Book Review: Vow of Silence By Robert Laughlin

September 3, 2009 1 comment

In an alternate universe, Karlan escapes the drudgery of his family’s farm by moving to the nation’s capital when it is discovered he is one of the few possessing a memory strong enough to join an elite group known as Datists.  Datists, utilizing memory techniques, are responsible for all knowledge in this society that has not discovered writing.  All goes well until he is assigned a specialty that wreaks havoc on his humanity.

When I first started reading this book, I was immediately struck by how much the story-telling style reminded me of European literature in the 19th century.  Less action-oriented, it is much more prone toward introspection, like Frankenstein or Dracula.  I enjoy this writing style as much as I enjoy the more modern style, so it was nice to see this in a new novel.
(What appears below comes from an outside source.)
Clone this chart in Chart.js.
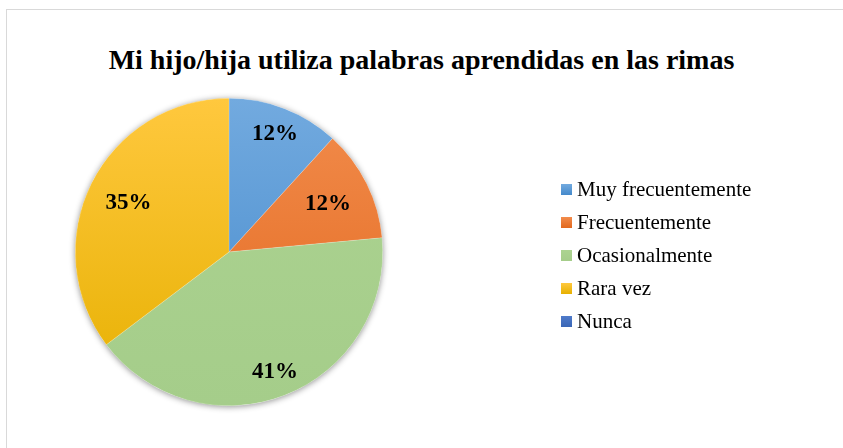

Laughlin does an excellent job of making the reader sympathize with someone who goes on to essentially lose his humanity.  He turns Karlan into a monster, yet the reader, instead of being horrified, understands why Karlan does what he does.  Making your main character an anti-hero is difficult to pull off, but when done well goes far in making the reader ponder things she might not have otherwise.

[spoiler warning]
I also was surprised and appreciative of the fact that Laughlin gives Karlan a chance to win back his humanity, ironically by causing a revolution by not doing anything.  Even though Karlan is left essentially alone and broken, he gets to see the revolution he helped cause transform his oppressive society into an engaging one.
[end spoiler]

Unfortunately, Laughlin’s writing style is not entirely consistent throughout.  Some passages are more engaging than others.  While most of the book flows well, parts of it drag.  This is Laughlin’s first book, however, so hopefully this will improve with time.

Vow of Silence is published by an indie publisher, Trytium Publishing.  This is not the same as being self-published.  Laughlin still had to sell his story to them and standard contracts are still involved, but it does mean that they don’t have as many resources as mainstream publishers.  This means that the binding isn’t as strong in the book, and the type-set is a bit odd.  However, I doubt that a mainstream publisher would have given this work a chance, and it is a great story.  I encourage you to buy a copy and support indie publishing if you are interested in reading the book.